Set problem
Without the pictures, write out all the lines below exactly as they appear.

------------------------------------

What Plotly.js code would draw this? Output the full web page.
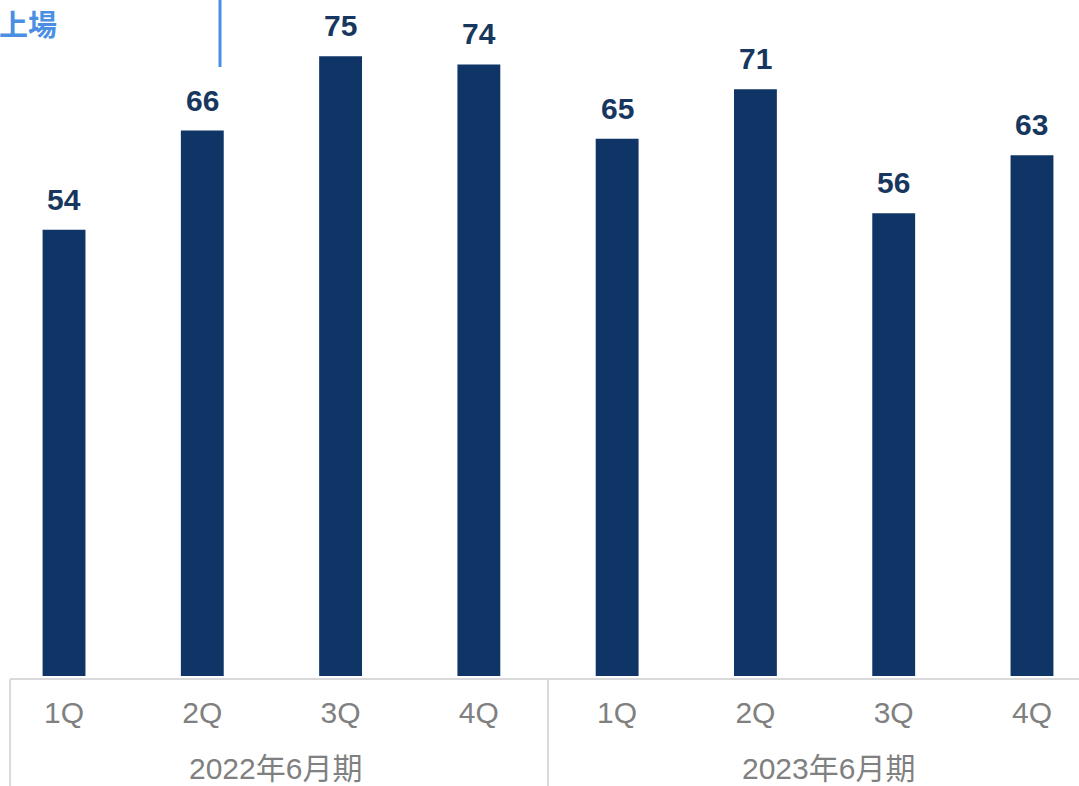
<!DOCTYPE html>
<html>
<head>
<meta charset="utf-8">
<script src="https://cdn.plot.ly/plotly-3.0.1.min.js"></script>
<style>
  html, body { margin: 0; padding: 0; background: #fff; }
  #chart { width: 1079px; height: 786px; }
</style>
</head>
<body>
<div id="chart"></div>
<script>
// quarterly values, two fiscal years
var quarters = ["1Q", "2Q", "3Q", "4Q", "1Q", "2Q", "3Q", "4Q"];
var values = [54, 66, 75, 74, 65, 71, 56, 63];
var periods = ["2022年6月期", "2023年6月期"];
var markLabel = "上場";

var xs = [];
for (var i = 0; i < values.length; i++) xs.push(i);

var xmin = -0.463, xmax = 7.34;
function px(x) { return (x - xmin) / (xmax - xmin); }   // data x -> paper x

var navy = "#0E3566";
var gray = "#D9D9D9";
var tickGray = "#808080";

var bars = {
    x: xs,
    y: values,
    type: "bar",
    width: 0.31,
    marker: { color: navy },
    hoverinfo: "y"
};

var annotations = [];
for (var i = 0; i < values.length; i++) {
    annotations.push({
        x: xs[i], y: values[i], xref: "x", yref: "y",
        text: "<b>" + values[i] + "</b>",
        showarrow: false, yanchor: "bottom", yshift: 12,
        font: { family: "Liberation Sans, Arial, sans-serif", size: 30, color: "#17375E" }
    });
}
// fiscal period labels under each group of 4
for (var g = 0; g < periods.length; g++) {
    annotations.push({
        x: g * 4 + 1.53, y: -0.137, xref: "x", yref: "paper",
        text: periods[g], showarrow: false, yanchor: "middle",
        font: { family: "Liberation Sans, Arial, Noto Sans CJK JP, sans-serif", size: 30, color: tickGray }
    });
}
annotations.push({
    x: 0, y: 1.0, xref: "paper", yref: "paper",
    text: "<b>" + markLabel + "</b>", showarrow: false,
    xanchor: "left", yanchor: "top", xshift: -3, yshift: 0,
    font: { family: "Noto Sans CJK JP, sans-serif", size: 29, color: "#4A8FE3" }
});

var yb = -3 / 676;
var ybot = -115 / 676;
var shapes = [
    { type: "line", xref: "paper", yref: "paper", x0: px(-0.39), x1: 1, y0: yb, y1: yb,
      line: { color: gray, width: 2 } },
    { type: "line", xref: "paper", yref: "paper", x0: px(-0.39), x1: px(-0.39), y0: yb, y1: ybot,
      line: { color: gray, width: 2 } },
    { type: "line", xref: "paper", yref: "paper", x0: px(3.5), x1: px(3.5), y0: yb, y1: ybot,
      line: { color: gray, width: 2 } },
    // listing marker line
    { type: "line", xref: "paper", yref: "paper", x0: px(1.128), x1: px(1.128), y0: 1.01, y1: 1 - 67 / 676,
      line: { color: "#4A8FE3", width: 3 } }
];

var layout = {
    width: 1079,
    height: 786,
    margin: { l: 0, r: 0, t: 0, b: 110 },
    paper_bgcolor: "#fff",
    plot_bgcolor: "#fff",
    showlegend: false,
    xaxis: {
        range: [xmin, xmax],
        tickvals: xs,
        ticktext: quarters,
        showgrid: false, zeroline: false, showline: false,
        ticks: "", ticklabelstandoff: 16,
        tickfont: { family: "Liberation Sans, Arial, sans-serif", size: 30, color: tickGray },
        fixedrange: true
    },
    yaxis: {
        range: [0, 81.8],
        visible: false,
        fixedrange: true
    },
    annotations: annotations,
    shapes: shapes
};

Plotly.newPlot("chart", [bars], layout, { displayModeBar: false, staticPlot: true });
</script>
</body>
</html>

------------------------------------

Reply to the exercise
What Plotly.js code would draw this? Output the full web page.
<!DOCTYPE html>
<html>
<head>
<meta charset="utf-8">
<script src="https://cdn.plot.ly/plotly-3.0.1.min.js"></script>
<style>
  html, body { margin: 0; padding: 0; background: #fff; }
  #chart { width: 1079px; height: 786px; }
</style>
</head>
<body>
<div id="chart"></div>
<script>
// quarterly values, two fiscal years
var quarters = ["1Q", "2Q", "3Q", "4Q", "1Q", "2Q", "3Q", "4Q"];
var values = [54, 66, 75, 74, 65, 71, 56, 63];
var periods = ["2022年6月期", "2023年6月期"];
var markLabel = "上場";

var xs = [];
for (var i = 0; i < values.length; i++) xs.push(i);

var xmin = -0.463, xmax = 7.34;
function px(x) { return (x - xmin) / (xmax - xmin); }   // data x -> paper x

var navy = "#0E3566";
var gray = "#D9D9D9";
var tickGray = "#808080";

var bars = {
    x: xs,
    y: values,
    type: "bar",
    width: 0.31,
    marker: { color: navy },
    hoverinfo: "y"
};

var annotations = [];
for (var i = 0; i < values.length; i++) {
    annotations.push({
        x: xs[i], y: values[i], xref: "x", yref: "y",
        text: "<b>" + values[i] + "</b>",
        showarrow: false, yanchor: "bottom", yshift: 12,
        font: { family: "Liberation Sans, Arial, sans-serif", size: 30, color: "#17375E" }
    });
}
// fiscal period labels under each group of 4
for (var g = 0; g < periods.length; g++) {
    annotations.push({
        x: g * 4 + 1.53, y: -0.137, xref: "x", yref: "paper",
        text: periods[g], showarrow: false, yanchor: "middle",
        font: { family: "Liberation Sans, Arial, Noto Sans CJK JP, sans-serif", size: 30, color: tickGray }
    });
}
annotations.push({
    x: 0, y: 1.0, xref: "paper", yref: "paper",
    text: "<b>" + markLabel + "</b>", showarrow: false,
    xanchor: "left", yanchor: "top", xshift: -3, yshift: 0,
    font: { family: "Noto Sans CJK JP, sans-serif", size: 29, color: "#4A8FE3" }
});

var yb = -3 / 676;
var ybot = -115 / 676;
var shapes = [
    { type: "line", xref: "paper", yref: "paper", x0: px(-0.39), x1: 1, y0: yb, y1: yb,
      line: { color: gray, width: 2 } },
    { type: "line", xref: "paper", yref: "paper", x0: px(-0.39), x1: px(-0.39), y0: yb, y1: ybot,
      line: { color: gray, width: 2 } },
    { type: "line", xref: "paper", yref: "paper", x0: px(3.5), x1: px(3.5), y0: yb, y1: ybot,
      line: { color: gray, width: 2 } },
    // listing marker line
    { type: "line", xref: "paper", yref: "paper", x0: px(1.128), x1: px(1.128), y0: 1.01, y1: 1 - 67 / 676,
      line: { color: "#4A8FE3", width: 3 } }
];

var layout = {
    width: 1079,
    height: 786,
    margin: { l: 0, r: 0, t: 0, b: 110 },
    paper_bgcolor: "#fff",
    plot_bgcolor: "#fff",
    showlegend: false,
    xaxis: {
        range: [xmin, xmax],
        tickvals: xs,
        ticktext: quarters,
        showgrid: false, zeroline: false, showline: false,
        ticks: "", ticklabelstandoff: 16,
        tickfont: { family: "Liberation Sans, Arial, sans-serif", size: 30, color: tickGray },
        fixedrange: true
    },
    yaxis: {
        range: [0, 81.8],
        visible: false,
        fixedrange: true
    },
    annotations: annotations,
    shapes: shapes
};

Plotly.newPlot("chart", [bars], layout, { displayModeBar: false, staticPlot: true });
</script>
</body>
</html>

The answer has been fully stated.